Set problem:
Restate, exactly and without pictures, the lines from the start of the listing below through the line holding "const COUNT_TICKS = [0, 10, 20, 30, 40, 50];".

Given data:
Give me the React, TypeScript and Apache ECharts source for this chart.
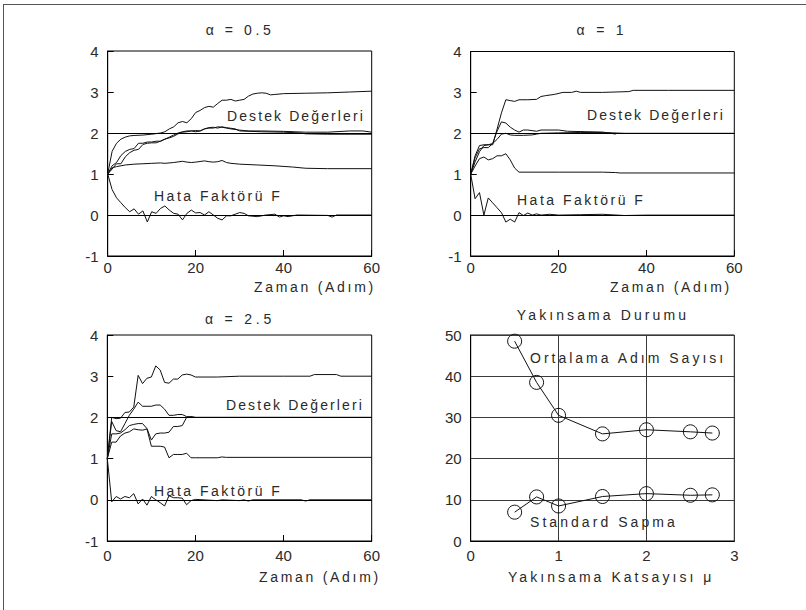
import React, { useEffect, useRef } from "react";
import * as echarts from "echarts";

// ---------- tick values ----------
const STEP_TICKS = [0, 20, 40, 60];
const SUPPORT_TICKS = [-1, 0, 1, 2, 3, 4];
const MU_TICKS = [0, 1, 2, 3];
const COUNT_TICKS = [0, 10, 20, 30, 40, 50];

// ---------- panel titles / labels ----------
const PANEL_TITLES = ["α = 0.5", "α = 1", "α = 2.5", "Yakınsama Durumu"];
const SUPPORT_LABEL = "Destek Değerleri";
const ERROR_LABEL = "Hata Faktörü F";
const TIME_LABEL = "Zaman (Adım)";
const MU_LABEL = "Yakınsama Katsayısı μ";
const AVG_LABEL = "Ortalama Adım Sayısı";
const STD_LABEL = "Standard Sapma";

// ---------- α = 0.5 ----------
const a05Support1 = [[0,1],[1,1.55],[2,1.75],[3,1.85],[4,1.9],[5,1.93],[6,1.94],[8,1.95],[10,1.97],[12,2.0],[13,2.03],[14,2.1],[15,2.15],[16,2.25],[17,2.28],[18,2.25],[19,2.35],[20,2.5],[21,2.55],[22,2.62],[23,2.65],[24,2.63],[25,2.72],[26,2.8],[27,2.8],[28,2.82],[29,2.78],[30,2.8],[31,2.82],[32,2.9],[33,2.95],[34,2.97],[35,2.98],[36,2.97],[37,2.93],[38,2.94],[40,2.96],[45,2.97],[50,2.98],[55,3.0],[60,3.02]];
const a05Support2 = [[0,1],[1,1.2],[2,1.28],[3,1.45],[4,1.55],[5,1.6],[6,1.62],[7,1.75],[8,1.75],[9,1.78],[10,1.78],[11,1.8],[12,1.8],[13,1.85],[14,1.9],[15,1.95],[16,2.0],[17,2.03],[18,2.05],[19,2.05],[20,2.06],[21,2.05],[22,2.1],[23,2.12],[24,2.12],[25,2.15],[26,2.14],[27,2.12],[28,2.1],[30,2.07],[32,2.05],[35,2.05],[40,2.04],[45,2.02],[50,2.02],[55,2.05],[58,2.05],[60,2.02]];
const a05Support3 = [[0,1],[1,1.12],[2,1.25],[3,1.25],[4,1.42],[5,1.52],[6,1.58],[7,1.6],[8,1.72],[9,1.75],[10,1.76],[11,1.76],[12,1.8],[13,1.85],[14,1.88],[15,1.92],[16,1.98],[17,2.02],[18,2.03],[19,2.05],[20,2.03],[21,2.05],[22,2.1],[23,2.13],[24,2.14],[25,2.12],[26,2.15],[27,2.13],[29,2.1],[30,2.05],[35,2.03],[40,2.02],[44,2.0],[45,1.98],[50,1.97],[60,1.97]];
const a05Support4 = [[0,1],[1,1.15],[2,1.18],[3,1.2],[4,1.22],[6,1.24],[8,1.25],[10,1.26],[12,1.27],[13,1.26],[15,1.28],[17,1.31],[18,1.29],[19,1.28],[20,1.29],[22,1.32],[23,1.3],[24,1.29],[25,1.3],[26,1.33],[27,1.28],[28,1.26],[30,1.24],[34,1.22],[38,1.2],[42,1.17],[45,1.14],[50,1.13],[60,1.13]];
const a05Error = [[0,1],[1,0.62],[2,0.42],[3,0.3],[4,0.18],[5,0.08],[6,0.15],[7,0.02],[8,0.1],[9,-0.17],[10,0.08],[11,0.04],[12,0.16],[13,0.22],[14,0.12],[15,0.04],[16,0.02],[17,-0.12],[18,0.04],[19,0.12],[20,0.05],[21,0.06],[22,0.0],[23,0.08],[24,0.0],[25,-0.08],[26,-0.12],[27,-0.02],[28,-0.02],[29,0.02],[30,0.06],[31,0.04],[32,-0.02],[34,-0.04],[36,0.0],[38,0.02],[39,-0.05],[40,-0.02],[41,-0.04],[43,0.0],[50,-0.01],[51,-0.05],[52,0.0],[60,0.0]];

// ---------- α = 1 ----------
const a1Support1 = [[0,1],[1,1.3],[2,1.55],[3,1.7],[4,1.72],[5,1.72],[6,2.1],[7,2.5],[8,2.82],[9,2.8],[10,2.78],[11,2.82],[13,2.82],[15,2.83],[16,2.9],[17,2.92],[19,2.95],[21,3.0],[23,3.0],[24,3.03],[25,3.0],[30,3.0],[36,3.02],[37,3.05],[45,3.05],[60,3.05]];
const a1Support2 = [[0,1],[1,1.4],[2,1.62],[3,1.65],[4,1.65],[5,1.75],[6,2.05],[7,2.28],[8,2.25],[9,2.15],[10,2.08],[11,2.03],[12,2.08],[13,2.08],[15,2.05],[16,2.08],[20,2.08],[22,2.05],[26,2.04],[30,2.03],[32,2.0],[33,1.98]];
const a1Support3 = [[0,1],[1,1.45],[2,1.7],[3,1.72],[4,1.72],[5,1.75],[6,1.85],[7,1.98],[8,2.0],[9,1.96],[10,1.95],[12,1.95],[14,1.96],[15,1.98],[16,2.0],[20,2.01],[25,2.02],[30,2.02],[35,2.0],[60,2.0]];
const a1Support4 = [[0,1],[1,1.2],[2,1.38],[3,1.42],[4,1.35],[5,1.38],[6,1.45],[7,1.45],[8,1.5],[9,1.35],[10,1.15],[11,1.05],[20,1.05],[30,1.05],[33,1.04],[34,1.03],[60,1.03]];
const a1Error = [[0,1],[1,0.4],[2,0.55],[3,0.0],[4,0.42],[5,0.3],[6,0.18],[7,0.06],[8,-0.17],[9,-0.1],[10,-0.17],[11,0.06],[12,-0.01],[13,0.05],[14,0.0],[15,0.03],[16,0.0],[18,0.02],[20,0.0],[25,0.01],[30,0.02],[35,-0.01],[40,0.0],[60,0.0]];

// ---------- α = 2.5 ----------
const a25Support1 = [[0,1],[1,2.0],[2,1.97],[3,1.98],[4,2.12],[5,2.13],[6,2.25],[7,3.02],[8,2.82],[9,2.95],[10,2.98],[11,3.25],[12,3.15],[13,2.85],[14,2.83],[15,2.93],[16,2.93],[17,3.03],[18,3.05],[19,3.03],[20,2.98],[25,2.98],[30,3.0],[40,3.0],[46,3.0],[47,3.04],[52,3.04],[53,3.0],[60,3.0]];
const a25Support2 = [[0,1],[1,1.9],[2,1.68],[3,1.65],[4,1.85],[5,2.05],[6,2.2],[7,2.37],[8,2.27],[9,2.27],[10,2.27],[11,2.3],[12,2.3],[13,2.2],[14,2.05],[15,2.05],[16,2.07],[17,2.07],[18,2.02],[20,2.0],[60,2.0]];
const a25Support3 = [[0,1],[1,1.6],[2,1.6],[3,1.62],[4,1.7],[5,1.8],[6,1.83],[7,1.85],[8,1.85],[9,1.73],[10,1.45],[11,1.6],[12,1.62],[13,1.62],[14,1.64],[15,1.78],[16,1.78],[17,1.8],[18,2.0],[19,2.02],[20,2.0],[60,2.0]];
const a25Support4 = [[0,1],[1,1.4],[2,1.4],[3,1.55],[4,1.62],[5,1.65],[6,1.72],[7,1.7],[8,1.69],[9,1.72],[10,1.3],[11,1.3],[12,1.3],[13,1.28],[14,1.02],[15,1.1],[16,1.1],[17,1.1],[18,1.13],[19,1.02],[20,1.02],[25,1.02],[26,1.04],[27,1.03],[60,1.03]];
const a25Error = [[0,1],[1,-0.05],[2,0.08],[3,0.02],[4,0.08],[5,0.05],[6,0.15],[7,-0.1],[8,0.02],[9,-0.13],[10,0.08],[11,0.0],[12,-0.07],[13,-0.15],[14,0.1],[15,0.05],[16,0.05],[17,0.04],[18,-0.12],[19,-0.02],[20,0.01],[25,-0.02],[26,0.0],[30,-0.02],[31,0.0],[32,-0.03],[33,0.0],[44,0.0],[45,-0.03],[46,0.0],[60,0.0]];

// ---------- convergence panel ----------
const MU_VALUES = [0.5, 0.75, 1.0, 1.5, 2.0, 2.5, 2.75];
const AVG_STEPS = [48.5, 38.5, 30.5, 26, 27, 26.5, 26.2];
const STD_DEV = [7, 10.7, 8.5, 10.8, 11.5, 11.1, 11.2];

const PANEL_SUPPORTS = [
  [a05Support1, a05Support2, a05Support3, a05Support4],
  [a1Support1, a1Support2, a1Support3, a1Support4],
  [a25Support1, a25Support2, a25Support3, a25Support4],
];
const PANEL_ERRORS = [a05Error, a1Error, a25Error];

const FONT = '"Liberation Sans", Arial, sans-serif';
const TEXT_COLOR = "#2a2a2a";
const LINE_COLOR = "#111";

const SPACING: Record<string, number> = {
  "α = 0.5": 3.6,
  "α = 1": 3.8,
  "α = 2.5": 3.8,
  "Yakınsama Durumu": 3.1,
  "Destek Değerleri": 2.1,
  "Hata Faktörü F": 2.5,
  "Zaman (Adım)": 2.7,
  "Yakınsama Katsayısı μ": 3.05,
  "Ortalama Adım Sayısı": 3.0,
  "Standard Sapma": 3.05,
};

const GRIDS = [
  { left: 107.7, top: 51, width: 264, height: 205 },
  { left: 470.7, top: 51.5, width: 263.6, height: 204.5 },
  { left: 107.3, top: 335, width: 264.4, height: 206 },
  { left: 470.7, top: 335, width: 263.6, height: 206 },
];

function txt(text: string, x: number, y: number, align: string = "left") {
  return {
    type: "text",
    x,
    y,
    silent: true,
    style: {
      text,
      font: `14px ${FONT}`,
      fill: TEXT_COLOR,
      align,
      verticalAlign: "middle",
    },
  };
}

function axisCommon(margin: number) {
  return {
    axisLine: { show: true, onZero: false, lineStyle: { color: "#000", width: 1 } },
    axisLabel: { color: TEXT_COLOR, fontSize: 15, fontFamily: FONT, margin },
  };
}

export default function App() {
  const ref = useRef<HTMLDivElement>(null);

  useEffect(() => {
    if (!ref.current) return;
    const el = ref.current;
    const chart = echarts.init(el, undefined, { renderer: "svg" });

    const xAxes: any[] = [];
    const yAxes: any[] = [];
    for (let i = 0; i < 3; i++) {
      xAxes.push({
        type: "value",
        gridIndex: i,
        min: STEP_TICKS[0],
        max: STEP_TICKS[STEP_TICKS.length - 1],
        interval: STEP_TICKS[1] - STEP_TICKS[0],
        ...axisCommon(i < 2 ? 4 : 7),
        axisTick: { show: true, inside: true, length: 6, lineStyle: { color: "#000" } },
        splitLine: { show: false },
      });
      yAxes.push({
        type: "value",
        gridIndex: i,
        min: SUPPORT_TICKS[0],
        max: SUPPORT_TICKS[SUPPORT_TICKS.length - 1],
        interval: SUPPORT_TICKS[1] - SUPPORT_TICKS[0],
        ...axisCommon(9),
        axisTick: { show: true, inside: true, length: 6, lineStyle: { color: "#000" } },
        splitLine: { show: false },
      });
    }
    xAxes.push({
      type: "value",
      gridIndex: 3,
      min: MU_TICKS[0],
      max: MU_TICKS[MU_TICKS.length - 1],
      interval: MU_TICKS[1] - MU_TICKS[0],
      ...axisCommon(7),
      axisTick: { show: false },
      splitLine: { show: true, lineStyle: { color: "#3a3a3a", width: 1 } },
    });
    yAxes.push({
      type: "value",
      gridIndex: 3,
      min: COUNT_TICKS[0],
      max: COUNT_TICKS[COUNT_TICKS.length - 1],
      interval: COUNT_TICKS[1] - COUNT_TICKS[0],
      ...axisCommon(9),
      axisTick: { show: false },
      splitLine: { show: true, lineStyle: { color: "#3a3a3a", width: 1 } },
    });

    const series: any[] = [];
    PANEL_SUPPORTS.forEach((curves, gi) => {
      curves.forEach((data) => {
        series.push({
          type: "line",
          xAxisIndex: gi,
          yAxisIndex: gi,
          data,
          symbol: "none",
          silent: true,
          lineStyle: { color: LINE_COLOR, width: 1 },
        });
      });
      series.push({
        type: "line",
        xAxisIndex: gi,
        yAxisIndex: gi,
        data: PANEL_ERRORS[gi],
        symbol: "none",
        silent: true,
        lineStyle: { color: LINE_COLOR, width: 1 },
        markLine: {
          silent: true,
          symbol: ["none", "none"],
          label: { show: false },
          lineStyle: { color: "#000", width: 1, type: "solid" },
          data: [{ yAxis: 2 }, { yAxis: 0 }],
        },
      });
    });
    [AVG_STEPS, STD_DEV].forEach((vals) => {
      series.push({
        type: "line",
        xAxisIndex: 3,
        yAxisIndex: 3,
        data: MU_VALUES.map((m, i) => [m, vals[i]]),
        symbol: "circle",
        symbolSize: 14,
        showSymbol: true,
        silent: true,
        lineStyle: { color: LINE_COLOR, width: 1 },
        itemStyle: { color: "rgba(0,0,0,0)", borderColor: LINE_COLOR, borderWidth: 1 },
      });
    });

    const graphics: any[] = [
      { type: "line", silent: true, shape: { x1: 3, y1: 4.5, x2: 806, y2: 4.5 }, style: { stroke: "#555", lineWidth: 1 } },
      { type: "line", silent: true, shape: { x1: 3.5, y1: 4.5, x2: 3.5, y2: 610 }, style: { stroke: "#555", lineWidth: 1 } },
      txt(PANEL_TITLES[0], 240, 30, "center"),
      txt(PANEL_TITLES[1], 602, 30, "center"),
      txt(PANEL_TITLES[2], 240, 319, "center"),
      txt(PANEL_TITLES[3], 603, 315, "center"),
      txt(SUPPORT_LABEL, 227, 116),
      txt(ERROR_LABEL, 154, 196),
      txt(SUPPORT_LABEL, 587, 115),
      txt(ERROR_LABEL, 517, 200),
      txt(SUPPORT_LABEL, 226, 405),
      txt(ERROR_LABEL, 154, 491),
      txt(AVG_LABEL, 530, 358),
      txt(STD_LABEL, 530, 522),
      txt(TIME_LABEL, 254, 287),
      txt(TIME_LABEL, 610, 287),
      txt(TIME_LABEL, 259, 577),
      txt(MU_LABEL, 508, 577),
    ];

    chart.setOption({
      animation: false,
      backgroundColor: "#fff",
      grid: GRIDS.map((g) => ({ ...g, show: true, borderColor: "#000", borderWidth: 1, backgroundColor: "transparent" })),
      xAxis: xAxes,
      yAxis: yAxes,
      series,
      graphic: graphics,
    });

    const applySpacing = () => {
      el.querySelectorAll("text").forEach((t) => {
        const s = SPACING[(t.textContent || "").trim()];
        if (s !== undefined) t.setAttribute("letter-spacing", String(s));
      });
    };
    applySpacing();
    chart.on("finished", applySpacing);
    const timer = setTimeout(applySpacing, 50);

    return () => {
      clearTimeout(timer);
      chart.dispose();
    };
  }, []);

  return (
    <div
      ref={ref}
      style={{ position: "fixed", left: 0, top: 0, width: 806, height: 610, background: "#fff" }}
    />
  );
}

Worked answer:
Give me the React, TypeScript and Apache ECharts source for this chart.
import React, { useEffect, useRef } from "react";
import * as echarts from "echarts";

// ---------- tick values ----------
const STEP_TICKS = [0, 20, 40, 60];
const SUPPORT_TICKS = [-1, 0, 1, 2, 3, 4];
const MU_TICKS = [0, 1, 2, 3];
const COUNT_TICKS = [0, 10, 20, 30, 40, 50];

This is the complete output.